There is no occasion here to trace the history of æsthetic contemplation. Yet it may be worth while to note that it was clearly present to the mind of the fine thinker and great moralist who brought the old Greek idea back into the modern world. In the “Philosophical Regimen” (as it has been named) brought to light a few years ago, in which Shaftesbury set down his self-communings, we find him writing in one place: “In the morning am I to see anew? Am I to be present yet longer and content? I am not weary, nor ever can be, of such a spectacle, such a theatre, such a presence, nor at acting whatever part such a master assigns me. Be it ever so long, I stay and am willing to see on whilst my sight continues sound; whilst I can be a spectator, such as I ought to be; whilst I can see reverently, justly, with understanding and applause. And when I see no more, I retire, not disdainfully, but in reverence to the spectacle and master, giving thanks.... Away, man! rise, wipe thy mouth, throw up thy napkin and have done. A bellyful (they say) is as good as a feast.”

That may seem but a simple and homely way of stating the matter, though a few years later, in 1727, a yet greater spirit than Shaftesbury, Swift, combining the conception of life as æsthetic contemplation with that of life as art, wrote in a letter, “Life is a tragedy, wherein we sit as spectators awhile, and then act our own part in it.” If we desire a more systematically philosophical statement we may turn to the distinguished thinker of to-day who in many volumes has most powerfully presented the same essential conception, with all its implications, of life as a spectacle. “Tirez le rideau; la farce est jouée.” That Shakespearian utterance, which used to be attributed to Rabelais on his death-bed, and Swift’s comment on life, and Shaftesbury’s intimate meditation, would seem to be—on the philosophic and apart from the moral side of life—entirely in the spirit that Jules de Gaultier has so elaborately developed.

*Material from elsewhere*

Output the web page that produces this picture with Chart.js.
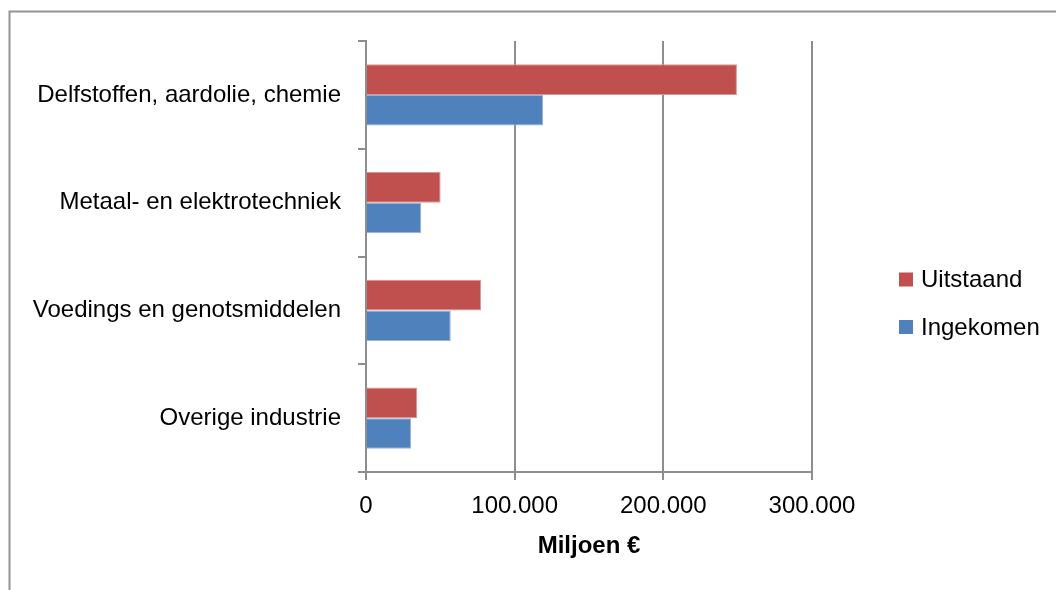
<!DOCTYPE html>
<html>
<head>
<meta charset="utf-8">
<script src="https://cdn.jsdelivr.net/npm/chart.js@4"></script>
<style>
  body { margin: 0; background: #fff; }
  #wrap { position: relative; width: 1056px; height: 590px; overflow: hidden; }
  canvas { position: absolute; left: 0; top: 0; }
</style>
</head>
<body>
<div id="wrap"><canvas id="chart" width="1056" height="590"></canvas></div>
<script>
const categories = [
    'Delfstoffen, aardolie, chemie',
    'Metaal- en elektrotechniek',
    'Voedings en genotsmiddelen',
    'Overige industrie'
];
const uitstaand = [249500, 50200, 77500, 34500];
const ingekomen = [119200, 37200, 57000, 30300];
const xTicks = [0, 100000, 200000, 300000];

const FONT = '"Liberation Sans", Arial, sans-serif';
const GRID = '#8e8e8e';

const formatNumber = (v) => v === 0 ? '0' : v.toLocaleString('de-DE');

// frame + legend drawn the way the spreadsheet lays them out
const frameAndLegend = {
    id: 'frameAndLegend',
    afterDraw(chart) {
        const ctx = chart.ctx;
        ctx.save();
        ctx.strokeStyle = '#939393';
        ctx.lineWidth = 2;
        ctx.beginPath();
        ctx.moveTo(9.5, 600);
        ctx.lineTo(9.5, 11.5);
        ctx.lineTo(1060, 11.5);
        ctx.stroke();

        const rows = [279.5, 327];
        ctx.font = '24px ' + FONT;
        ctx.textBaseline = 'middle';
        ctx.textAlign = 'left';
        chart.data.datasets.forEach((ds, i) => {
            const y = rows[i];
            ctx.fillStyle = ds.backgroundColor;
            ctx.fillRect(899, y - 7, 14, 14);
            ctx.fillStyle = '#000';
            ctx.fillText(ds.label, 921, y + 1);
        });
        ctx.restore();
    }
};

new Chart(document.getElementById('chart'), {
    type: 'bar',
    data: {
        labels: categories,
        datasets: [
            { label: 'Uitstaand', data: uitstaand, backgroundColor: '#C0504D', borderColor: '#D99694', borderWidth: 1 },
            { label: 'Ingekomen', data: ingekomen, backgroundColor: '#4F81BD', borderColor: '#95B3D7', borderWidth: 1 }
        ]
    },
    options: {
        indexAxis: 'y',
        responsive: false,
        animation: false,
        layout: { padding: { top: 41, right: 244, left: 0, bottom: 0 } },
        datasets: { bar: { categoryPercentage: 0.567, barPercentage: 1 } },
        plugins: {
            legend: { display: false },
            tooltip: { enabled: false }
        },
        scales: {
            x: {
                min: 0,
                max: 300000,
                afterFit: (scale) => { scale.height = 118; },
                afterBuildTicks: (scale) => { scale.ticks = xTicks.map((v) => ({ value: v })); },
                ticks: {
                    callback: (v) => formatNumber(v),
                    font: { family: FONT, size: 24 },
                    color: '#000',
                    padding: 12,
                    maxRotation: 0,
                    autoSkip: false
                },
                grid: { color: GRID, lineWidth: 2, tickLength: 8, drawOnChartArea: true },
                border: { color: GRID, width: 2 },
                title: {
                    display: true,
                    text: 'Miljoen €',
                    color: '#000',
                    font: { family: FONT, size: 24, weight: 'bold' },
                    padding: { top: 0, bottom: 29 }
                }
            },
            y: {
                afterFit: (scale) => { scale.width = 366; },
                ticks: {
                    font: { family: FONT, size: 24 },
                    color: '#000',
                    padding: 17
                },
                grid: { color: GRID, lineWidth: 2, tickLength: 8, drawOnChartArea: false, offset: true },
                border: { color: GRID, width: 2 }
            }
        }
    },
    plugins: [frameAndLegend]
});
</script>
</body>
</html>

The world is a spectacle, and all the men and women the actors on its stage. Enjoy the spectacle while you will, whether comedy or tragedy, enter into the spirit of its manifold richness and beauty, yet take it not too seriously, even when you leave it and the curtains are drawn that conceal it for ever from your eyes, grown weary at last.

Such a conception, indeed, was already to be seen in a deliberately philosophical form in Schopenhauer (who, no doubt, influenced Gaultier) and, later, Nietzsche, especially the early Nietzsche, although he never entirely abandoned it; his break with Wagner, however, whom he had regarded as the typical artist, led him to become suddenly rather critical of art and artists, as we see in “Human-all-too-Human,” which immediately followed “Wagner in Bayreuth,” and he became inclined to look on the artist, in the narrow sense, as only “a splendid relic of the past,” not, indeed, altogether losing his earlier conception, but disposed to believe that “the scientific man is the finest development of the artistic man.” In his essay on Wagner he had presented art as the essentially metaphysical activity of Man, here following Schopenhauer. “Every genius,” well said Schopenhauer, “is a great child; he gazes out at the world as something strange, a spectacle, and therefore with purely objective interest.” That is to say that the highest attitude attainable by man towards life is that of æsthetic contemplation. But it took on a different character in Nietzsche. In 1878 Nietzsche wrote of his early essay on Wagner: “At that time I believed that the world was created from the æsthetic standpoint, as a play, and that as a moral phenomenon it was a deception: on that account I came to the conclusion that the world was only to be justified as an æsthetic phenomenon.”[141] At the end of his active career Nietzsche was once more reproducing this proposition in many ways. Jules de Gaultier has much interested himself in Nietzsche, but he had already reached, no doubt through Schopenhauer, a rather similar conception before he came in contact with Nietzsche’s work, and in the present day he is certainly the thinker who has most systematically and philosophically elaborated the conception.[142]